EL PASO, Texas – How do you perform a root canal?

It’s a delicate and even risky medical procedure, and it’s only one of many extreme procedures happening at the El Paso Zoo.

In 2017, the El Paso Zoo made headlines after it was showcased on National Geographic when zoo veterinarians and outside specialists pioneered a breast cancer treatment for Juno the elephant.

A tiger root canal is a special procedure, but the risk was highlighted when ABC-7’s team walked into the operating room and noticed zookeepers with shotguns to ensure everyone’s safety.

Special Report: How El Paso zookeepers perform root canals on tiger

When your patient is a 250-pound Malayan tiger, “there’s a sense of urgency all the time,” said associate veterinarian Misty Garcia.

The staff only gets one hour to perform the root canal.

“We have to be quick because these animals can’t be sedated for a very long time,” said dentist Bridgette Burris.

“Obviously, there’s a risk because there’s a dangerous animal,” Garcia said.

Keeping Seri, as the tiger is called, under anesthesia is crucial to the safety of the tiger and the staff.

“We have one veterinarian technician that’s constantly monitoring the animal,” Garcia said.

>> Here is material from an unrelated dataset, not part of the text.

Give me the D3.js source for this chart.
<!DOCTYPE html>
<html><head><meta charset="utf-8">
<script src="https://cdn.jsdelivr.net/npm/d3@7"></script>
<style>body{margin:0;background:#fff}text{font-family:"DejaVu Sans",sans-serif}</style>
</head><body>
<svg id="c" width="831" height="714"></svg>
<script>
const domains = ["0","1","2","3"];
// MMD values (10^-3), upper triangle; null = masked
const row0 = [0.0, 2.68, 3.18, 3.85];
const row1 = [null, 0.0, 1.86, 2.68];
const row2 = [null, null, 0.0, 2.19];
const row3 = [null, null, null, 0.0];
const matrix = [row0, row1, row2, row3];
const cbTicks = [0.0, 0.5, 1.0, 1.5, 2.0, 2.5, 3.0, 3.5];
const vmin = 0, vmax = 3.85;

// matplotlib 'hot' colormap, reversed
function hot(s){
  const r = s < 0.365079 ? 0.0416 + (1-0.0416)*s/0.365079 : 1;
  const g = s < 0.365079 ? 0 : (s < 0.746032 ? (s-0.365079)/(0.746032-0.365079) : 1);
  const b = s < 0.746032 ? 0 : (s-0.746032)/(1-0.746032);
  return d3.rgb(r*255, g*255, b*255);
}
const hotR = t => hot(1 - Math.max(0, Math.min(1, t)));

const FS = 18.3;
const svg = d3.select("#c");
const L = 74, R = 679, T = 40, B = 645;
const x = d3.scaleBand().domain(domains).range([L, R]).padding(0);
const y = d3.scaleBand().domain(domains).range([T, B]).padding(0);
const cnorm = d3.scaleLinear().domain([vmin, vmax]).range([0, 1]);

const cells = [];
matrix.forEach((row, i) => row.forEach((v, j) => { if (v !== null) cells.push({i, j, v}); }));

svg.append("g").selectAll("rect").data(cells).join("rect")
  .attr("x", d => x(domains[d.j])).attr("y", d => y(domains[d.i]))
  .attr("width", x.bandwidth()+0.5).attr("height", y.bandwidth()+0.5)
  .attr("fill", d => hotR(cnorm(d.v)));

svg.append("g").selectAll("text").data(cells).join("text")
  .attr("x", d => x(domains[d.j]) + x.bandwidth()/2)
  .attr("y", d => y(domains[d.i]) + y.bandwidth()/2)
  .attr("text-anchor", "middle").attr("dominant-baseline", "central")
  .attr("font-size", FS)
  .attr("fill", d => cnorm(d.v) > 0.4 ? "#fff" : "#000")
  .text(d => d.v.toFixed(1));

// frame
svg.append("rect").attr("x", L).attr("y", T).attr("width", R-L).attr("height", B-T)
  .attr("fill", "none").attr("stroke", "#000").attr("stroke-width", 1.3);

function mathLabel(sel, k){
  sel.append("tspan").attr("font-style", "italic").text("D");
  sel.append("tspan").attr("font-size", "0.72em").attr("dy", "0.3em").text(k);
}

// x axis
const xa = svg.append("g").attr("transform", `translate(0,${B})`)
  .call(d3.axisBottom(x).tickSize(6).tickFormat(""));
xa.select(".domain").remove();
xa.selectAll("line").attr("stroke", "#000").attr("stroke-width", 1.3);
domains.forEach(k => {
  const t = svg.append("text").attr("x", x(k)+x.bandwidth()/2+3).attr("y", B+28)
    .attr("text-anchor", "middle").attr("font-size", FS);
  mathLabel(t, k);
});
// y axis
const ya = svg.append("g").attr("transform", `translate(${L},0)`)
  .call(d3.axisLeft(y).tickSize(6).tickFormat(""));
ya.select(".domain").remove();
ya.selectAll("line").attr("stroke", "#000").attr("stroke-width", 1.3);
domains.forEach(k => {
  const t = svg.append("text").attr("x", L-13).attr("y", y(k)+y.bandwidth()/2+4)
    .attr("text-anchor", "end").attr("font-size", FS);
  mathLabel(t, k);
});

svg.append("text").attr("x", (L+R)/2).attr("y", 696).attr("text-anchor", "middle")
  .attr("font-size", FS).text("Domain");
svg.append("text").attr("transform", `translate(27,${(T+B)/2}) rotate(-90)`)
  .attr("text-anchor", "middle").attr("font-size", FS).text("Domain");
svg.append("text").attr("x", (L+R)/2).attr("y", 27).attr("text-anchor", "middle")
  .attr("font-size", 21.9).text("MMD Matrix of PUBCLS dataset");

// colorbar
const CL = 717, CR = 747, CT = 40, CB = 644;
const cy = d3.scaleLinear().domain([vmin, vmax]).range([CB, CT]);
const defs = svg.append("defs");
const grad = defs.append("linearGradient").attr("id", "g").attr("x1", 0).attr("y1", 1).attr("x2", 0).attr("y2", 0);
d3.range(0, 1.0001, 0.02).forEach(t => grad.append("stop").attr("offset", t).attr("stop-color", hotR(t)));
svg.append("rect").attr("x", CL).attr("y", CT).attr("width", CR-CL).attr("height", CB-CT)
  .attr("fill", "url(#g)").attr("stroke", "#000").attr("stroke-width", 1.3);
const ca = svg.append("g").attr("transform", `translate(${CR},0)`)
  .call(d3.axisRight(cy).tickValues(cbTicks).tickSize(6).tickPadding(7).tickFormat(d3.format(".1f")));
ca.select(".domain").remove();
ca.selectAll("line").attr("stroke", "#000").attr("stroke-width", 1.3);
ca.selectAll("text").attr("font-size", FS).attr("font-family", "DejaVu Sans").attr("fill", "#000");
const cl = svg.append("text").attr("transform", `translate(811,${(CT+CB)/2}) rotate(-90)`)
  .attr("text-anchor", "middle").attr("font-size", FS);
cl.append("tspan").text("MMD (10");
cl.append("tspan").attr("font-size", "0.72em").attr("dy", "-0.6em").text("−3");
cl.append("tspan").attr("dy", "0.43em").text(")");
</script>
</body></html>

Staff constantly checks Seri’s blood pressure, heart rate and breathing to make sure the tiger remains in a deep sleep.

“Any time, especially if we have a dangerous carnivore down, we make sure they are intubated. They have have a tube where they are constantly getting gas anesthesia. They also have a intravenous catheter so, if we need to give medication right away, we have vascular access that will be able to work quickly,” Garcia said.

The root canal itself is pretty much performed as it would be on a human. In fact, Burris and her team are people dentists.

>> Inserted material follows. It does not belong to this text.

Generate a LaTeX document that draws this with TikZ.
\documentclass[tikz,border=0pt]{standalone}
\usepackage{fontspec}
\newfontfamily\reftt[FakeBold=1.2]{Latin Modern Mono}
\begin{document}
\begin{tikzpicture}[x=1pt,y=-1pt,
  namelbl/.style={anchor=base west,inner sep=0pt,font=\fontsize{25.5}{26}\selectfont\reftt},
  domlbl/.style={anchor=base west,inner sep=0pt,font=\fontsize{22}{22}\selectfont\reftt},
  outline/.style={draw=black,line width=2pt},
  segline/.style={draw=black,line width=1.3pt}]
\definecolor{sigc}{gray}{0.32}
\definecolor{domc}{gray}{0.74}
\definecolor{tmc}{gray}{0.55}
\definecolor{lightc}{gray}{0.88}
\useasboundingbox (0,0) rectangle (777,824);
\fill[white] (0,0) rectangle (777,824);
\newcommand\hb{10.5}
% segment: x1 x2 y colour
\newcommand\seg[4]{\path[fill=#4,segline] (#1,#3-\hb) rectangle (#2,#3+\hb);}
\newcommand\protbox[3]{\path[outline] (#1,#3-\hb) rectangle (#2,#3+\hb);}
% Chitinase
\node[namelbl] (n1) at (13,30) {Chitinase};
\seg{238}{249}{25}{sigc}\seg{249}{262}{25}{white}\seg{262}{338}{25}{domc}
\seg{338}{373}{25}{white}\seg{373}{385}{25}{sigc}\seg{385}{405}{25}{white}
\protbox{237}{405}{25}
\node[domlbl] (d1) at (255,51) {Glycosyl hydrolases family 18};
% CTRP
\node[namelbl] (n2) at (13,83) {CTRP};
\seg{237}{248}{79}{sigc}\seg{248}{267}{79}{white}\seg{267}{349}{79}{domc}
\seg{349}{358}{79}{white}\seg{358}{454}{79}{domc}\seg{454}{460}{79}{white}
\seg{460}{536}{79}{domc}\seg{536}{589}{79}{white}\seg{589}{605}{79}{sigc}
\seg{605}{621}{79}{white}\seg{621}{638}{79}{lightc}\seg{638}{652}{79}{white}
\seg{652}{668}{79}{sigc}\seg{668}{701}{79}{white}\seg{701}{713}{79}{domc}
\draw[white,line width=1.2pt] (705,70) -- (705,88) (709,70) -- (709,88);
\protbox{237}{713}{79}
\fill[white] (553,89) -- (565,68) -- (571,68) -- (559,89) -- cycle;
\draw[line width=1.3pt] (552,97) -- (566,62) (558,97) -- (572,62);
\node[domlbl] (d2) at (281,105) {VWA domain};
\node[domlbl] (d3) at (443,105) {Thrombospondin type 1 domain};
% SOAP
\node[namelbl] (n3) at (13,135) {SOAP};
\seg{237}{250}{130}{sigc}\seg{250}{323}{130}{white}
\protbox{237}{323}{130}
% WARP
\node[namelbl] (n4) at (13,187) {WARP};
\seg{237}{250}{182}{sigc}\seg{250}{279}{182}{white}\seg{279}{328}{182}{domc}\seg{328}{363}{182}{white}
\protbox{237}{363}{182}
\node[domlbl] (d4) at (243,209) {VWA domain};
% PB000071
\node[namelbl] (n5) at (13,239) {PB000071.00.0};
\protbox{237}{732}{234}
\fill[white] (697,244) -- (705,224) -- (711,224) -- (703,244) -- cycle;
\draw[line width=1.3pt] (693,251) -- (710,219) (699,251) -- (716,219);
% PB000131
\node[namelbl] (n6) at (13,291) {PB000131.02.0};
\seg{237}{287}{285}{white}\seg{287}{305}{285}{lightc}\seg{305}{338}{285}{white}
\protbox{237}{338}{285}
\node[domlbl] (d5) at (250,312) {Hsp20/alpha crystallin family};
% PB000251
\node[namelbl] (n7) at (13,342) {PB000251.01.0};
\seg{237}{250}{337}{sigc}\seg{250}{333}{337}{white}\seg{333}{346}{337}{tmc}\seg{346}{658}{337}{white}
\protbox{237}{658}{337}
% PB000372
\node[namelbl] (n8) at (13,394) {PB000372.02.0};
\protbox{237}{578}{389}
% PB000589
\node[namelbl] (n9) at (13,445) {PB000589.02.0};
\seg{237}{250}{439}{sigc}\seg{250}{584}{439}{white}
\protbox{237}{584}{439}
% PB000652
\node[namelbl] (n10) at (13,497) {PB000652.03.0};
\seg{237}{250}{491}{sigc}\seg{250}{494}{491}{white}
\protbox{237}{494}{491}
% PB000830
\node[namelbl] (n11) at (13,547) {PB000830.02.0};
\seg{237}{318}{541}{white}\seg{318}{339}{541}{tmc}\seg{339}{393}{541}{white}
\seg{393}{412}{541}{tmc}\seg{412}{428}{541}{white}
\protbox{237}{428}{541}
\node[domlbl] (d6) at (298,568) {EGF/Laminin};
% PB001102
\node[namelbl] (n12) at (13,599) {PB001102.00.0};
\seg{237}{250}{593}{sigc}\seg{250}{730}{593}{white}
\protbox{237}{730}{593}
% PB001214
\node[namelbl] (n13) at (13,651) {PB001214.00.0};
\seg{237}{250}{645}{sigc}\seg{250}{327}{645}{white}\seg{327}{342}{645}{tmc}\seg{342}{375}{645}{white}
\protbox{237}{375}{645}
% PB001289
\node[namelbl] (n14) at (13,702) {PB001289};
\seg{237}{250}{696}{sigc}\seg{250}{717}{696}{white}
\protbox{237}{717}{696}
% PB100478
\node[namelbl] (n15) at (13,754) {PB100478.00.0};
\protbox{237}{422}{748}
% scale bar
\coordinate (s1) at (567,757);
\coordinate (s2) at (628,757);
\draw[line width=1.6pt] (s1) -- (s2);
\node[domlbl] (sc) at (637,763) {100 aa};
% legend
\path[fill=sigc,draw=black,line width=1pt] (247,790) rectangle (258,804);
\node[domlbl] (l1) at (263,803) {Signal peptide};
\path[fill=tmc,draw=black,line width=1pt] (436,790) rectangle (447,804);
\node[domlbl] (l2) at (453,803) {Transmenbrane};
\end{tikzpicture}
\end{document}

“We’ve been volunteering here at the El Paso Zoo for 27 years,” Burris said.Even for the experts, the procedure required research and a month of planning.

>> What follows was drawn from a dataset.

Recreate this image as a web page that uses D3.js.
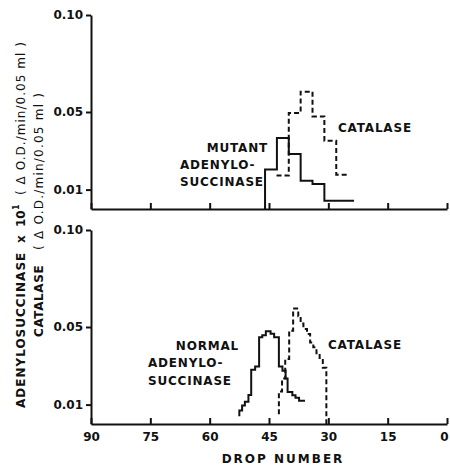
<!DOCTYPE html>
<html>
<head>
<meta charset="utf-8">
<script src="https://cdn.jsdelivr.net/npm/d3@7"></script>
<style>
  body { margin: 0; background: #fff; }
  svg { display: block; }
  text { font-family: 'DejaVu Sans', sans-serif; fill: #111; }
  .axis path, .axis line { stroke: #111; stroke-width: 2; }
  .axis text { font-size: 12px; font-weight: bold; }
</style>
</head>
<body>
<div id="chart"></div>
<script>
const xTicks = [90, 75, 60, 45, 30, 15, 0]
const yTicks = [0.01, 0.05, 0.10]

// top panel: mutant enzyme
const mutantEdges = [46, 43, 40, 37, 34, 31, 23.5]
const mutantValues = [0.0203, 0.0366, 0.0284, 0.0146, 0.0129, 0.0043]

const catalaseTopEdges = [43.1, 40, 37, 34, 31, 28, 25]
const catalaseTopValues = [0.0173, 0.0495, 0.0605, 0.0477, 0.0352, 0.0177]

// bottom panel: normal enzyme
const normalEdges = [52.5, 51.8, 51.1, 50.2, 49.5, 48.5, 47.5, 46.7, 45.8, 44.6, 43.7, 42.5, 41.6, 40.8, 40.3, 39.1, 38.3, 37.4, 35.9]
const normalValues = [0.007, 0.0095, 0.0115, 0.015, 0.028, 0.0297, 0.0447, 0.0458, 0.0478, 0.0465, 0.0447, 0.0297, 0.0275, 0.0234, 0.0165, 0.0148, 0.0135, 0.012]

const catalaseBottomEdges = [42.5, 41.7, 40.9, 39.9, 38.9, 37.6, 37.0, 36.3, 35.4, 34.6, 33.8, 33.0, 32.2, 31.4, 30.5]
const catalaseBottomValues = [0.0168, 0.0234, 0.0335, 0.0481, 0.0595, 0.0555, 0.0518, 0.049, 0.0464, 0.042, 0.0395, 0.0365, 0.034, 0.029]

const width = 450
const height = 465

const svg = d3
  .select('#chart')
  .append('svg')
  .attr('width', width)
  .attr('height', height)

const xPositionScale = d3.scaleLinear().domain([90, 0]).range([91, 447])
const yTop = d3.scaleLinear().domain([0, 0.1]).range([209, 15])
const yBottom = d3.scaleLinear().domain([0, 0.1]).range([424, 230])

// build a step path: start value, bins, optional end value
function stepPoints(edges, values, start, end) {
  const pts = []
  if (start !== null) pts.push([edges[0], start])
  values.forEach((v, i) => pts.push([edges[i], v]))
  pts.push([edges[edges.length - 1], values[values.length - 1]])
  if (end !== null) pts.push([edges[edges.length - 1], end])
  return pts
}

function drawPanel(yScale, showLabels) {
  const xAxis = d3
    .axisBottom(xPositionScale)
    .tickValues(xTicks)
    .tickSize(-6)
    .tickSizeOuter(0)
    .tickPadding(8)
    .tickFormat(showLabels ? d3.format('d') : '')

  const gx = svg
    .append('g')
    .attr('class', 'axis x-axis')
    .attr('transform', 'translate(0,' + yScale(0) + ')')
    .call(xAxis)

  // keep the last label inside the page
  gx.selectAll('.tick text').filter(d => d === 0).attr('dx', -3)

  const yAxis = d3
    .axisLeft(yScale)
    .tickValues(yTicks)
    .tickSize(5)
    .tickSizeOuter(0)
    .tickPadding(3)
    .tickFormat(d3.format('.2f'))

  svg
    .append('g')
    .attr('class', 'axis y-axis')
    .attr('transform', 'translate(' + xPositionScale(90) + ',0)')
    .call(yAxis)

  svg.selectAll('.axis .domain').attr('fill', 'none')
}

drawPanel(yTop, false)
drawPanel(yBottom, true)

function drawStep(pts, yScale, dashed) {
  const line = d3
    .line()
    .x(d => xPositionScale(d[0]))
    .y(d => yScale(d[1]))
    .curve(d3.curveStepAfter)

  svg
    .append('path')
    .datum(pts)
    .attr('d', line)
    .attr('fill', 'none')
    .attr('stroke', '#111')
    .attr('stroke-width', 2)
    .attr('stroke-dasharray', dashed ? '5 3' : null)
}

drawStep(stepPoints(mutantEdges, mutantValues, 0, null), yTop, false)
drawStep(stepPoints(catalaseTopEdges, catalaseTopValues, null, null), yTop, true)
drawStep(stepPoints(normalEdges, normalValues, 0.004, null), yBottom, false)
drawStep(stepPoints(catalaseBottomEdges, catalaseBottomValues, 0.005, 0), yBottom, true)

// curve labels
const labels = [
  { text: 'MUTANT', x: 268, y: 151.5, anchor: 'end' },
  { text: 'ADENYLO-', x: 180, y: 168.5, anchor: 'start' },
  { text: 'SUCCINASE', x: 180, y: 185.5, anchor: 'start' },
  { text: 'CATALASE', x: 338, y: 131.5, anchor: 'start' },
  { text: 'NORMAL', x: 239, y: 349.5, anchor: 'end' },
  { text: 'ADENYLO-', x: 148, y: 367, anchor: 'start' },
  { text: 'SUCCINASE', x: 148, y: 385, anchor: 'start' },
  { text: 'CATALASE', x: 328, y: 348.5, anchor: 'start' }
]

svg
  .selectAll('.curve-label')
  .data(labels)
  .enter()
  .append('text')
  .attr('class', 'curve-label')
  .attr('x', d => d.x)
  .attr('y', d => d.y)
  .attr('text-anchor', d => d.anchor)
  .attr('font-size', 12)
  .attr('font-weight', 'bold')
  .attr('letter-spacing', 0.8)
  .text(d => d.text)

// x title
svg
  .append('text')
  .attr('x', 283)
  .attr('y', 463)
  .attr('text-anchor', 'middle')
  .attr('font-size', 12)
  .attr('font-weight', 'bold')
  .attr('letter-spacing', 2)
  .text('DROP NUMBER')

// y titles, two rotated columns
const col1 = svg
  .append('text')
  .attr('transform', 'translate(25,408) rotate(-90)')
  .attr('font-size', 12)

col1.append('tspan').attr('x', 0).attr('font-weight', 'bold').attr('letter-spacing', 1).text('ADENYLOSUCCINASE')
col1.append('tspan').attr('x', 165).attr('font-weight', 'bold').text('x')
col1.append('tspan').attr('x', 181).attr('font-weight', 'bold').text('10')
col1.append('tspan').attr('x', 198).attr('dy', -6).attr('font-size', 8).attr('font-weight', 'bold').text('1')
col1
  .append('tspan')
  .attr('x', 213)
  .attr('dy', 6)
  .attr('textLength', 153)
  .attr('lengthAdjust', 'spacing')
  .text('( Δ O.D./min/0.05 ml )')

const col2 = svg
  .append('text')
  .attr('transform', 'translate(43,337) rotate(-90)')
  .attr('font-size', 12)

col2.append('tspan').attr('x', 0).attr('font-weight', 'bold').attr('letter-spacing', 0.6).text('CATALASE')
col2
  .append('tspan')
  .attr('x', 87)
  .attr('textLength', 157)
  .attr('lengthAdjust', 'spacing')
  .text('( Δ O.D./min/0.05 ml )')
</script>
</body>
</html>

“Before I come they tell me what tooth it is and then I study the anatomy on what that tooth is going to look like on that species and we go from there,” Burris said.

Burris told ABC-7 that the tools have to be ordered specially and preparation is essential.

“Just getting the tools we need here and making sure we have everything we need because if we forget something it’s too late. We can’t run back to the office and pick it up,” Burris said.

Staff members check X-rays to make sure the nerve has been properly removed. Then, they seal the tooth to prevent bacteria from infecting the area again. They even clean up some plaque off the tiger’s teeth.

Although the staff members are focused during the procedure, they are still in awe of their patient.

“Anytime you get this close to a big animal like that it’s always really exciting. I mean, you can see the power that they have when they are close-up,” Garcia said.

“They are majestic, the animals are. They are just amazing,” Burris said.

Remember, Burris and her team aren’t getting paid but, to them, the experience is priceless.

“It’s very rewarding because I’m an animal lover and so, if I can help in any way with helping these animals stay healthy, I’m all for it,” Burris said.

When last checked, the procedure had gone as expected, and Seri was being lazy under the sun, being lazy. She’s back to eating lots of meat and her favorite treat, whole fish.